Nose-to-tail animal eating not only reduces our excessive demand for a high volume of processed animals, but it can also offer better quality food for a cheaper price per ounce.

"Normally you would have to pay more for a loin, but if you purchase the whole animal you pay one very inexpensive price. As for cooking and eating, it's like buying fish, you don't know how old a fish fillet is, but if you have access to the whole fish you can see it's eyes, gills, etc for freshness," Chef Juventino explains.
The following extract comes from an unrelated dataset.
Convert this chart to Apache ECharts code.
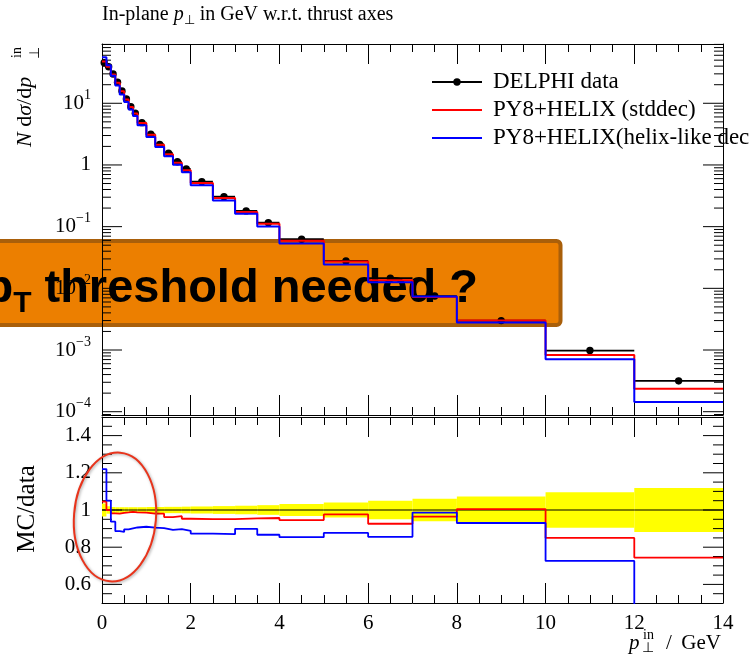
<!DOCTYPE html>
<html><head><meta charset="utf-8">
<script src="https://cdn.jsdelivr.net/npm/echarts@6/dist/echarts.min.js"></script>
<style>html,body{margin:0;padding:0;background:#fff}#c{width:749px;height:663px}</style>
</head><body><div id="c"></div>
<script>
// ---------------- data ----------------
const binEdges = [0,0.1,0.2,0.3,0.4,0.5,0.6,0.7,0.8,1.0,1.2,1.4,1.6,1.8,2.0,2.5,3.0,3.5,4.0,5,6,7,8,10,12,14];
const dataValues = [45.5,39.2,29.9,21.9,15.8,11.7,8.81,6.89,4.85,3.15,2.16,1.55,1.13,0.861,0.536,0.306,0.180,0.116,0.0625,0.0278,0.0146,0.0075,0.0030,0.00098,0.000316];
const dataRelErr = [0.035,0.02,0.016,0.015,0.015,0.015,0.015,0.015,0.015,0.016,0.016,0.017,0.017,0.018,0.019,0.021,0.023,0.026,0.032,0.04,0.05,0.061,0.072,0.095,0.118];
const redValues = [47.5,39.2,29.4,21.5,15.6,11.5,8.72,6.80,4.78,3.09,2.12,1.49,1.09,0.821,0.510,0.291,0.172,0.111,0.0591,0.0271,0.0135,0.00723,0.00302,0.000833,0.000235];
const blueValues = [55.5,41.2,28.0,19.4,13.9,10.5,7.94,6.24,4.41,2.85,1.95,1.38,1.01,0.765,0.468,0.266,0.162,0.1006,0.0534,0.0244,0.0125,0.0074,0.00279,0.000711,0.000144];
const redRatio = [1.045,1.0,0.982,0.98,0.985,0.987,0.99,0.987,0.986,0.981,0.98,0.962,0.967,0.953,0.951,0.951,0.955,0.957,0.946,0.976,0.926,0.964,1.005,0.85,0.744];
const blueRatio = [1.22,1.05,0.937,0.886,0.882,0.896,0.901,0.906,0.91,0.905,0.903,0.893,0.897,0.888,0.873,0.87,0.899,0.867,0.854,0.877,0.856,0.986,0.93,0.726,0.457];
const xTickLabels = [0,2,4,6,8,10,12,14];
const logMajorTicks = [1e-4,1e-3,1e-2,1e-1,1,10];
const ratioMajorTicks = [0.6,0.8,1.0,1.2,1.4];
const ratioMinorTicks = [0.55,0.65,0.7,0.75,0.85,0.9,0.95,1.05,1.1,1.15,1.25,1.3,1.35,1.45];
const legendNames = ['DELPHI data','PY8+HELIX (stddec)','PY8+HELIX(helix-like decays)'];

const yLogMin = 8.84e-5, yLogMax = 91.4;
const logMinorTicks = [];
for (let e = -5; e <= 1; e++) for (let m = 2; m <= 9; m++) {
  const v = m * Math.pow(10, e);
  if (v > yLogMin && v < yLogMax) logMinorTicks.push(v);
}

// ---------------- helpers ----------------
const SERIF = 'Liberation Serif';
const stepPts = vals => { const p = []; vals.forEach((v, i) => { p.push([binEdges[i], v]); p.push([binEdges[i + 1], v]); }); return p; };
const dataItems = dataValues.map((v, i) => [binEdges[i], binEdges[i + 1], v, dataRelErr[i]]);
const bandItems = dataRelErr.map((e, i) => [binEdges[i], binEdges[i + 1], e]);
const unitLine = binEdges.map(e => [e, 1]);
const logTickItems = logMajorTicks.map(v => [0, v, 20]).concat(logMinorTicks.map(v => [0, v, 9]));
const ratioTickItems = ratioMajorTicks.map(v => [0, v, 20]).concat(ratioMinorTicks.map(v => [0, v, 10]));
const BLK = '#000';

function tickRender(params, api) {
  const v = api.value(1), len = api.value(2);
  const p = api.coord([0, v]), q = api.coord([14, v]);
  return { type: 'group', children: [
    { type: 'line', shape: { x1: p[0], y1: p[1], x2: p[0] + len, y2: p[1] }, style: { stroke: BLK, lineWidth: 1 } },
    { type: 'line', shape: { x1: q[0] - len, y1: q[1], x2: q[0], y2: q[1] }, style: { stroke: BLK, lineWidth: 1 } }
  ]};
}

const xCommon = {
  type: 'value', min: 0, max: 14, interval: 2,
  axisLine: { show: true, onZero: false, lineStyle: { color: BLK, width: 1 } },
  axisTick: { show: true, inside: true, length: 20, lineStyle: { color: BLK, width: 1 } },
  minorTick: { show: true, splitNumber: 4, length: 8, lineStyle: { color: BLK, width: 1 } },
  splitLine: { show: false }, minorSplitLine: { show: false },
  axisLabel: { show: false }
};
const yLine = { show: true, onZero: false, lineStyle: { color: BLK, width: 1 } };

function logLabel(v) {
  const l = Math.log10(v), e = Math.round(l);
  if (Math.abs(l - e) > 1e-6) return '';
  if (e === 0) return '{b|1}';
  return '{b|10}{s|' + (e < 0 ? '\u2212' + (-e) : '' + e) + '}';
}
function ratioLabel(v) {
  const k = Math.round(v * 10);
  if (Math.abs(v * 10 - k) > 1e-6 || k % 2 !== 0 || k < 6 || k > 14) return '';
  return k === 10 ? '1' : (k / 10).toFixed(1);
}

const option = {
  animation: false,
  backgroundColor: '#fff',
  grid: [
    { left: 102, right: 26, top: 44, height: 371 },
    { left: 102, right: 26, top: 417, height: 186 }
  ],
  xAxis: [
    Object.assign({}, xCommon, { gridIndex: 0, position: 'bottom' }),
    Object.assign({}, xCommon, { gridIndex: 0, position: 'top' }),
    Object.assign({}, xCommon, { gridIndex: 1, position: 'bottom',
      axisLabel: { show: true, interval: 0, margin: 10, color: BLK, fontFamily: SERIF, fontSize: 21,
        customValues: xTickLabels } }),
    Object.assign({}, xCommon, { gridIndex: 1, position: 'top' })
  ],
  yAxis: [
    { type: 'log', logBase: 10, gridIndex: 0, min: yLogMin, max: yLogMax, position: 'left',
      axisLine: yLine, axisTick: { show: false }, minorTick: { show: false }, splitLine: { show: false },
      axisLabel: { show: true, interval: 0, margin: 11, showMinLabel: false, showMaxLabel: false,
        formatter: logLabel, color: BLK,
        rich: { b: { fontFamily: SERIF, fontSize: 21, lineHeight: 30, color: BLK },
                s: { fontFamily: SERIF, fontSize: 14, lineHeight: 14, verticalAlign: 'top', color: BLK } } } },
    { type: 'log', logBase: 10, gridIndex: 0, min: yLogMin, max: yLogMax, position: 'right',
      axisLine: yLine, axisTick: { show: false }, minorTick: { show: false }, splitLine: { show: false },
      axisLabel: { show: false } },
    { type: 'value', gridIndex: 1, min: 0.5, max: 1.5, interval: 0.1, position: 'left',
      axisLine: yLine, axisTick: { show: false }, minorTick: { show: false }, splitLine: { show: false },
      axisLabel: { show: true, interval: 0, margin: 11, formatter: ratioLabel, color: BLK, fontFamily: SERIF, fontSize: 21 } },
    { type: 'value', gridIndex: 1, min: 0.5, max: 1.5, interval: 0.1, position: 'right',
      axisLine: yLine, axisTick: { show: false }, minorTick: { show: false }, splitLine: { show: false },
      axisLabel: { show: false } }
  ],
  series: [
    // top panel ticks
    { type: 'custom', xAxisIndex: 0, yAxisIndex: 0, silent: true, z: 3, data: logTickItems,
      encode: { x: 0, y: 1 }, renderItem: tickRender },
    // data points
    { type: 'custom', name: legendNames[0], xAxisIndex: 0, yAxisIndex: 0, z: 4, data: dataItems,
      encode: { x: [0, 1], y: 2 },
      renderItem: (params, api) => {
        const lo = api.value(0), hi = api.value(1), v = api.value(2), e = api.value(3);
        const a = api.coord([lo, v]), b = api.coord([hi, v]), c = api.coord([(lo + hi) / 2, v]);
        const t = api.coord([(lo + hi) / 2, v * (1 + e)]), d = api.coord([(lo + hi) / 2, v * (1 - e)]);
        return { type: 'group', children: [
          { type: 'line', shape: { x1: a[0], y1: a[1], x2: b[0], y2: b[1] }, style: { stroke: BLK, lineWidth: 1.8 } },
          { type: 'line', shape: { x1: t[0], y1: t[1], x2: d[0], y2: d[1] }, style: { stroke: BLK, lineWidth: 1.5 } },
          { type: 'circle', shape: { cx: c[0], cy: c[1], r: 3.7 }, style: { fill: BLK } }
        ]};
      } },
    { type: 'line', name: legendNames[1], xAxisIndex: 0, yAxisIndex: 0, z: 5, data: stepPts(redValues),
      showSymbol: false, symbol: 'none', lineStyle: { color: '#ff0000', width: 2 } },
    { type: 'line', name: legendNames[2], xAxisIndex: 0, yAxisIndex: 0, z: 6, data: stepPts(blueValues),
      showSymbol: false, symbol: 'none', lineStyle: { color: '#0000ff', width: 2 } },
    // ratio panel
    { type: 'custom', xAxisIndex: 2, yAxisIndex: 2, silent: true, z: 2, data: bandItems,
      encode: { x: [0, 1], y: 2 },
      renderItem: (params, api) => {
        const lo = api.value(0), hi = api.value(1), e = api.value(2);
        const a = api.coord([lo, 1 + e]), b = api.coord([hi, 1 - e]);
        return { type: 'rect', shape: { x: a[0], y: a[1], width: b[0] - a[0], height: b[1] - a[1] }, style: { fill: '#ffff00' } };
      } },
    { type: 'custom', xAxisIndex: 2, yAxisIndex: 2, silent: true, z: 3, data: ratioTickItems,
      encode: { x: 0, y: 1 }, renderItem: tickRender },
    { type: 'line', xAxisIndex: 2, yAxisIndex: 2, z: 4, data: unitLine, showSymbol: false, symbol: 'none',
      lineStyle: { color: BLK, width: 1 } },
    { type: 'line', xAxisIndex: 2, yAxisIndex: 2, z: 5, data: stepPts(redRatio), showSymbol: false, symbol: 'none',
      lineStyle: { color: '#ff0000', width: 1.8 } },
    { type: 'line', xAxisIndex: 2, yAxisIndex: 2, z: 6, data: stepPts(blueRatio), showSymbol: false, symbol: 'none',
      lineStyle: { color: '#0000ff', width: 1.8 } }
  ],
  graphic: [
    // banner (below everything)
    { type: 'rect', z: -1, shape: { x: -10, y: 241, width: 570.5, height: 84, r: 4 },
      style: { fill: '#ec7f00', stroke: '#a95f0a', lineWidth: 4 } },
    { type: 'text', z: -1, x: 478, y: 289,
      style: { text: '{p|p}{t|T}{m| threshold needed ?}', align: 'right', verticalAlign: 'middle',
        rich: { p: { fontFamily: 'Liberation Sans', fontWeight: 'bold', fontSize: 47, lineHeight: 60, fill: BLK },
                t: { fontFamily: 'Liberation Sans', fontWeight: 'bold', fontSize: 30, lineHeight: 30, verticalAlign: 'bottom', fill: BLK },
                m: { fontFamily: 'Liberation Sans', fontWeight: 'bold', fontSize: 47, lineHeight: 60, fill: BLK } } } },
    // title
    { type: 'text', z: 50, x: 102, y: 15,
      style: { text: '{n|In-plane }{i|p}{s|\u22A5}{n| in GeV w.r.t. thrust axes}', verticalAlign: 'middle',
        rich: { n: { fontFamily: SERIF, fontSize: 20, lineHeight: 24, fill: BLK },
                i: { fontFamily: SERIF, fontStyle: 'italic', fontSize: 20, lineHeight: 24, fill: BLK },
                s: { fontFamily: SERIF, fontSize: 13, lineHeight: 13, verticalAlign: 'bottom', fill: BLK } } } },
    // legend
    { type: 'line', z: 50, shape: { x1: 432, y1: 82, x2: 482, y2: 82 }, style: { stroke: BLK, lineWidth: 1.8 } },
    { type: 'circle', z: 50, shape: { cx: 457, cy: 82, r: 3.7 }, style: { fill: BLK } },
    { type: 'text', z: 50, x: 493, y: 82, style: { text: legendNames[0], fontFamily: SERIF, fontSize: 23, fill: BLK, verticalAlign: 'middle' } },
    { type: 'line', z: 50, shape: { x1: 432, y1: 110, x2: 482, y2: 110 }, style: { stroke: '#ff0000', lineWidth: 1.8 } },
    { type: 'text', z: 50, x: 493, y: 110, style: { text: legendNames[1], fontFamily: SERIF, fontSize: 23, fill: BLK, verticalAlign: 'middle' } },
    { type: 'line', z: 50, shape: { x1: 432, y1: 138, x2: 482, y2: 138 }, style: { stroke: '#0000ff', lineWidth: 1.8 } },
    { type: 'text', z: 50, x: 493, y: 138, style: { text: legendNames[2], fontFamily: SERIF, fontSize: 23, fill: BLK, verticalAlign: 'middle' } },
    // y title (top panel), rotated
    { type: 'group', z: 50, x: 25, y: 147, rotation: Math.PI / 2, children: [
      { type: 'text', x: 0, y: 0, style: { text: '{i|N} d{i|\u03C3}/d{i|p}', verticalAlign: 'middle',
        rich: { i: { fontFamily: SERIF, fontStyle: 'italic', fontSize: 22, fill: BLK } },
        fontFamily: SERIF, fontSize: 22, fill: BLK } },
      { type: 'text', x: 89, y: -8, style: { text: 'in', fontFamily: SERIF, fontSize: 14, fill: BLK, verticalAlign: 'middle' } },
      { type: 'text', x: 88, y: 10, style: { text: '\u22A5', fontFamily: SERIF, fontSize: 14, fill: BLK, verticalAlign: 'middle' } }
    ] },
    // y title (ratio panel)
    { type: 'text', z: 50, x: 27, y: 509, rotation: Math.PI / 2,
      style: { text: 'MC/data', fontFamily: SERIF, fontSize: 25, fill: BLK, align: 'center', verticalAlign: 'middle' } },
    // x title
    { type: 'text', z: 50, x: 629, y: 643, style: { text: 'p', fontFamily: SERIF, fontStyle: 'italic', fontSize: 21, fill: BLK, verticalAlign: 'middle' } },
    { type: 'text', z: 50, x: 643, y: 635, style: { text: 'in', fontFamily: SERIF, fontSize: 14, fill: BLK, verticalAlign: 'middle' } },
    { type: 'text', z: 50, x: 642, y: 648, style: { text: '\u22A5', fontFamily: SERIF, fontSize: 14, fill: BLK, verticalAlign: 'middle' } },
    { type: 'text', z: 50, x: 666, y: 643, style: { text: '/', fontFamily: SERIF, fontSize: 21, fill: BLK, verticalAlign: 'middle' } },
    { type: 'text', z: 50, x: 721, y: 643, style: { text: 'GeV', fontFamily: SERIF, fontSize: 21, fill: BLK, align: 'right', verticalAlign: 'middle' } },
    // red ellipse annotation
    { type: 'ellipse', z: 60, x: 115, y: 517, rotation: -0.08, shape: { cx: 0, cy: 0, rx: 41, ry: 64.5 },
      style: { fill: 'none', stroke: '#e8341c', lineWidth: 2, shadowBlur: 3, shadowColor: 'rgba(0,0,0,0.35)', shadowOffsetX: 1, shadowOffsetY: 1 } }
  ]
};
const chart = echarts.init(document.getElementById('c'), null, { renderer: 'canvas', width: 749, height: 663 });
chart.setOption(option);
</script>
</body></html>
After speaking with these chefs, I sat pondering a few things. One: will I actually be able to condition my taste buds into enjoying these foreign animal parts? Two: Who do I know that will be adventurous enough to break down an entire animal with me? And three: Will I really buy a whole animal and be able to store it my kitchen? I don't have answers to the first two questions yet, but I did learn a few tips on how I can actually support nose-to-tail eating, whether I buy and store the animal or not.

How to Support Nose to Tail Eating

- The easiest thing to do is become a patron of restaurants or butcher markets that make an effort to buy and butcher whole animals and birds purchased from local, sustainable farms. Besides supporting your local small farmers and purveyors, you may just find yourself paying less for that prime cut of meat you already love. If you aren't sure whether or not your favorite markets or restaurants do this, then ask. You deserve to know where your food comes from.

- Contact and visit a sustainable farm in your region that raises animals or birds for consumption and ask them to provide you with a list of buyers they sell whole animals or birds to. Explain you want to support them and their vendors.

- Look for a food buyers club or CSA in your area that may already be buying whole animals and butchering them to share among several families. You can also create your own buyers club once you locate a local farm that raises animals to sell for eating.